We hide ourselves, not with figleaves, but with nice Sunday clothes, and bright smiles, and the answer, “Fine.” when someone asks us how we are, even if we are suffering.  Somehow what has become important is what people will think of us, rather than how we are actually feeling.

We all experience shame, fear, or sadness in our lives-each of us is struggling with something.  I know you.  I know each of you has your own set of very impressive baggage along this journey, but here’s the secret.  No one’s baggage is any more spectacular than anyone else’s. Wouldn’t it be wonderful, some Sunday, if we each brought a suitcase with us?  Mine might be labeled:  anxiety disorder, and tendency to be controlling.   Yours might be labeled: depressed, or out of energy to deal with my children, or struggling with addiction, or grieving a loved one, or having serious money problems, or really hate my job, or really don’t like my spouse.  We would air out our suitcases, listen to each other’s stories, and then march them up to the altar and offer them up to God.

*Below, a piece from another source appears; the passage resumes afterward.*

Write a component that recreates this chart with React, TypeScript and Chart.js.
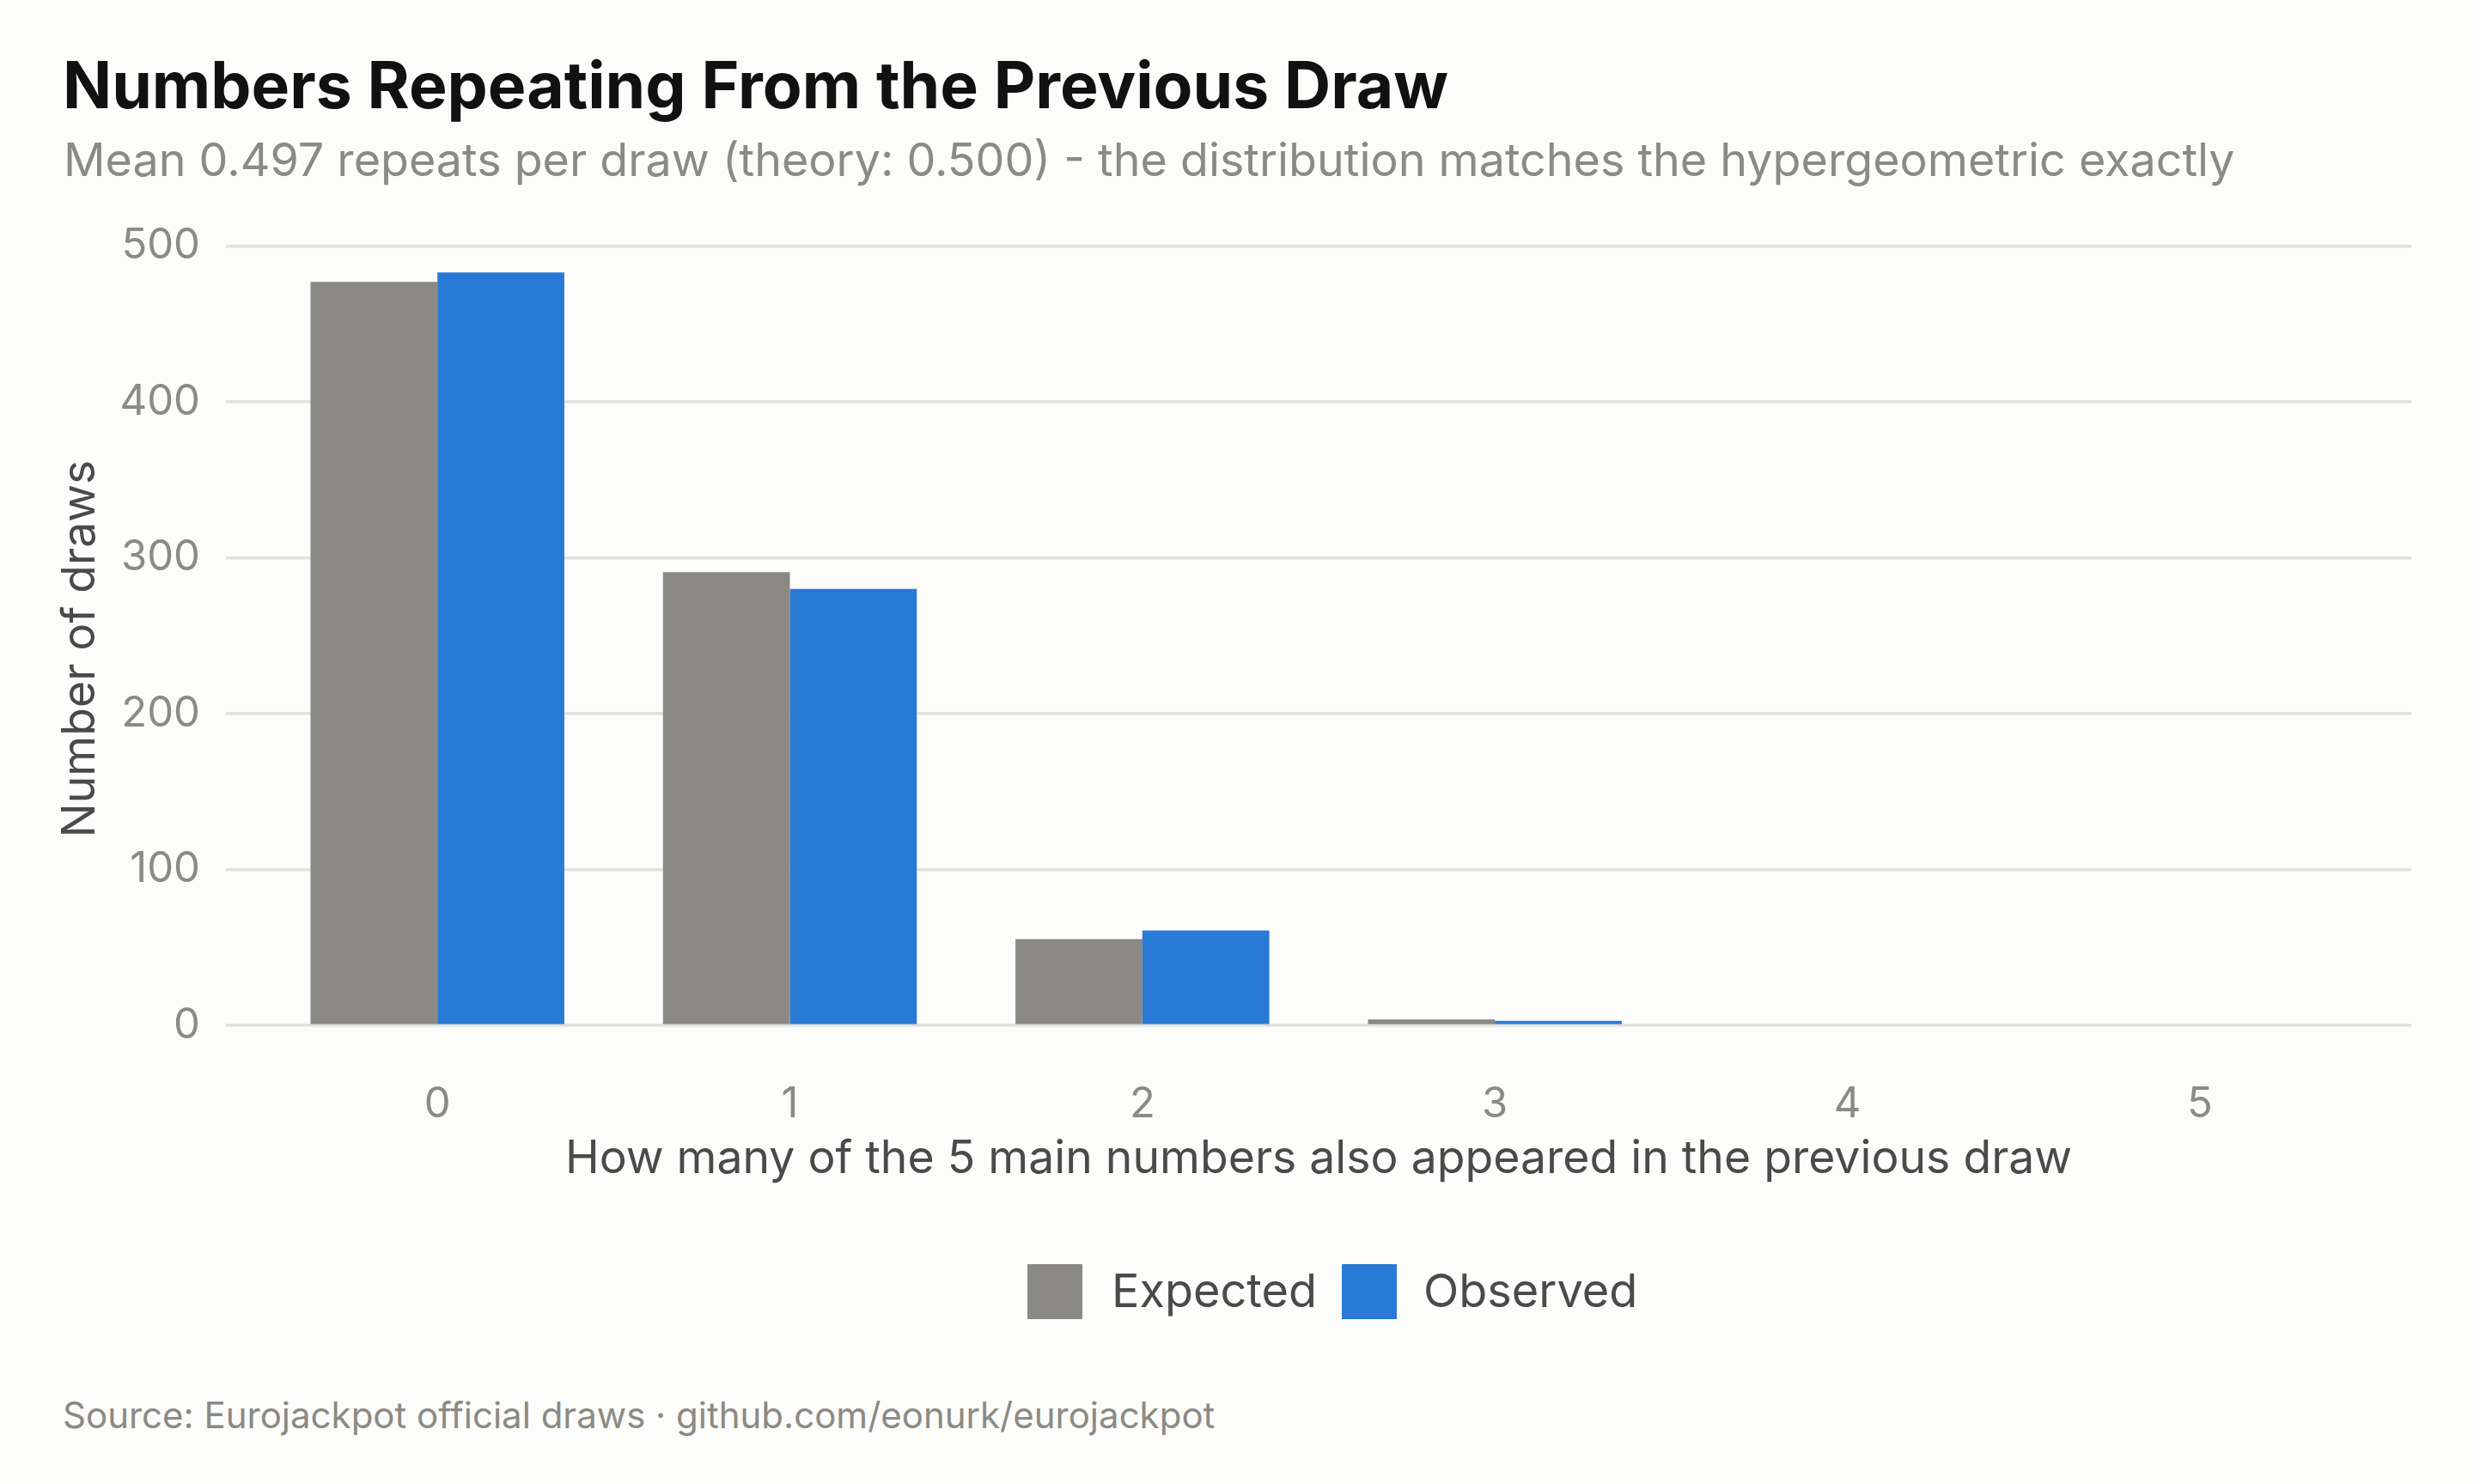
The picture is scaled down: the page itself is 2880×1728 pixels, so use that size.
import { useEffect, useRef } from 'react'
import { Chart, registerables } from 'chart.js'

Chart.register(...registerables)

const categories = ['0', '1', '2', '3', '4', '5']
const expected = [476.9, 290.8, 55.4, 3.9, 0, 0]
const observed = [483, 280, 61, 3, 0, 0]
const yTicks = [0, 100, 200, 300, 400, 500]

const GRAY = '#8a8984'
const BLUE = '#2979d6'
const BG = '#fcfcfa'
const MUTED = '#8b8a85'
const DARK = '#4a4a4a'
const FONT = 'Inter, "Noto Sans", sans-serif'

function RepeatsChart() {
  const canvasRef = useRef<HTMLCanvasElement>(null)
  const chartRef = useRef<Chart | null>(null)

  useEffect(() => {
    if (!canvasRef.current) return
    if (chartRef.current) chartRef.current.destroy()

    chartRef.current = new Chart(canvasRef.current, {
      type: 'bar',
      data: {
        datasets: [
          {
            label: 'Expected',
            data: expected.map((v, i) => ({ x: i, y: v })),
            backgroundColor: GRAY,
            borderWidth: 0,
          },
          {
            label: 'Observed',
            data: observed.map((v, i) => ({ x: i, y: v })),
            backgroundColor: BLUE,
            borderWidth: 0,
          },
        ],
      },
      options: {
        animation: false,
        responsive: true,
        maintainAspectRatio: false,
        categoryPercentage: 0.72,
        barPercentage: 1,
        // the y axis reserves half a label + tick padding (~59px) above the plot itself
        layout: { padding: { left: 0, right: 73, top: 0, bottom: 0 } },
        plugins: {
          legend: { display: false },
          tooltip: { enabled: false },
        },
        scales: {
          x: {
            type: 'linear',
            min: -0.6,
            max: 5.6,
            offset: false,
            grid: { display: false },
            border: { display: false },
            afterBuildTicks: (axis) => {
              axis.ticks = categories.map((_, i) => ({ value: i }))
            },
            afterFit: (axis) => {
              axis.height = 150
            },
            ticks: {
              autoSkip: false,
              maxRotation: 0,
              padding: 11,
              color: MUTED,
              font: { family: FONT, size: 49 },
              callback: (v) => categories[Number(v)],
            },
            title: {
              display: true,
              text: 'How many of the 5 main numbers also appeared in the previous draw',
              color: DARK,
              font: { family: FONT, size: 53.5 },
              padding: { top: 0, bottom: 6 },
            },
          },
          y: {
            min: -24.15,
            max: 507.15,
            grid: { color: '#e2e2dc', lineWidth: 3.5, drawTicks: false },
            border: { display: false },
            afterBuildTicks: (axis) => {
              axis.ticks = yTicks.map((v) => ({ value: v }))
            },
            afterFit: (axis) => {
              axis.width = 263
            },
            ticks: {
              padding: 30,
              color: MUTED,
              font: { family: FONT, size: 49 },
            },
            title: {
              display: true,
              text: 'Number of draws',
              color: DARK,
              font: { family: FONT, size: 53.5 },
              padding: { top: 62, bottom: 0 },
            },
          },
        },
      },
    })

    return () => { chartRef.current?.destroy() }
  }, [])

  return <canvas ref={canvasRef} />
}

export default function App() {
  useEffect(() => {
    document.body.style.margin = '0'
    document.body.style.background = BG
  }, [])

  const text = (extra: React.CSSProperties): React.CSSProperties => ({
    position: 'absolute',
    fontFamily: FONT,
    lineHeight: 1,
    whiteSpace: 'nowrap',
    margin: 0,
    ...extra,
  })

  return (
    <div style={{ position: 'fixed', left: 0, top: 0, width: 2880, height: 1728, background: BG, overflow: 'hidden' }}>
      {/* title + subtitle */}
      <div style={text({ left: 73, top: 61, fontSize: 75, fontWeight: 700, color: '#111111' })}>
        Numbers Repeating From the Previous Draw
      </div>
      <div style={text({ left: 74, top: 159, fontSize: 53.8, color: MUTED })}>
        Mean 0.497 repeats per draw (theory: 0.500) - the distribution matches the hypergeometric exactly
      </div>

      <div style={{ position: 'absolute', left: 0, top: 214, width: 2880, height: 1174 }}>
        <RepeatsChart />
      </div>

      {/* legend */}
      <div style={{ position: 'absolute', left: 1196, top: 1472, width: 64, height: 64, background: GRAY }} />
      <div style={text({ left: 1294, top: 1476, fontSize: 54, color: DARK })}>Expected</div>
      <div style={{ position: 'absolute', left: 1562, top: 1472, width: 64, height: 64, background: BLUE }} />
      <div style={text({ left: 1657, top: 1476, fontSize: 54, color: DARK })}>Observed</div>

      {/* caption */}
      <div style={text({ left: 73, top: 1627, fontSize: 42, color: MUTED })}>
        Source: Eurojackpot official draws · github.com/eonurk/eurojackpot
      </div>
    </div>
  )
}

(Sigh.)  That is basically my fantasy day at church.  But, back to reality.

At the beginning of the service today, to honor the beginning of Lent, we sang the Great Litany.  Some people love this part of the service and some people HATE the Great Litany. At times, it seems the litany of ways we fail God and each other will never end! But really, what the Great Litany does is give us a chance to bring our baggage before God.  The Litany gives us a chance to be honest, and to tell God, “You know what?  I can’t do this on my own.  I can’t manage my own life, I don’t always make the right choices, I need help.”

This kind of honesty is what Lent is all about.  Lent is not about self-flagellation, Lent is about surrender. We surrender to a God who loves us more than we can imagine. We surrender to a God who has faced all the same temptations we have.  We surrender to a God who was able to resist those temptations in a way we cannot. 

Lent is a time to lose our fig leaves.  We are invited to stand naked before God and offer ourselves-our broken, misbehaving, selfish, addicted, ungrateful selves.  We do not have to pretend to be okay in front of God.  We do not have to offer God a polite smile /and a “fine” when he asks us how we are doing.  We can tell him the ugly, unvarnished truth.

Lent is a time to get real.  Lent is a time to look at ourselves deeply and to start being honest with the people around us. 

The road to Jerusalem is a long and tiring one.  We’ll walk this road, following Jesus, for the next six weeks.  On such a long journey, carrying heavy baggage will just be exhausting, and pointless really.  You don’t need baggage where Jesus is going.  So, today, as you come forward to communion, I invite you to leave your suitcases on the altar, leave all that weighs you down and start this journey fresh, knowing that God will take good care of you and of what you leave behind.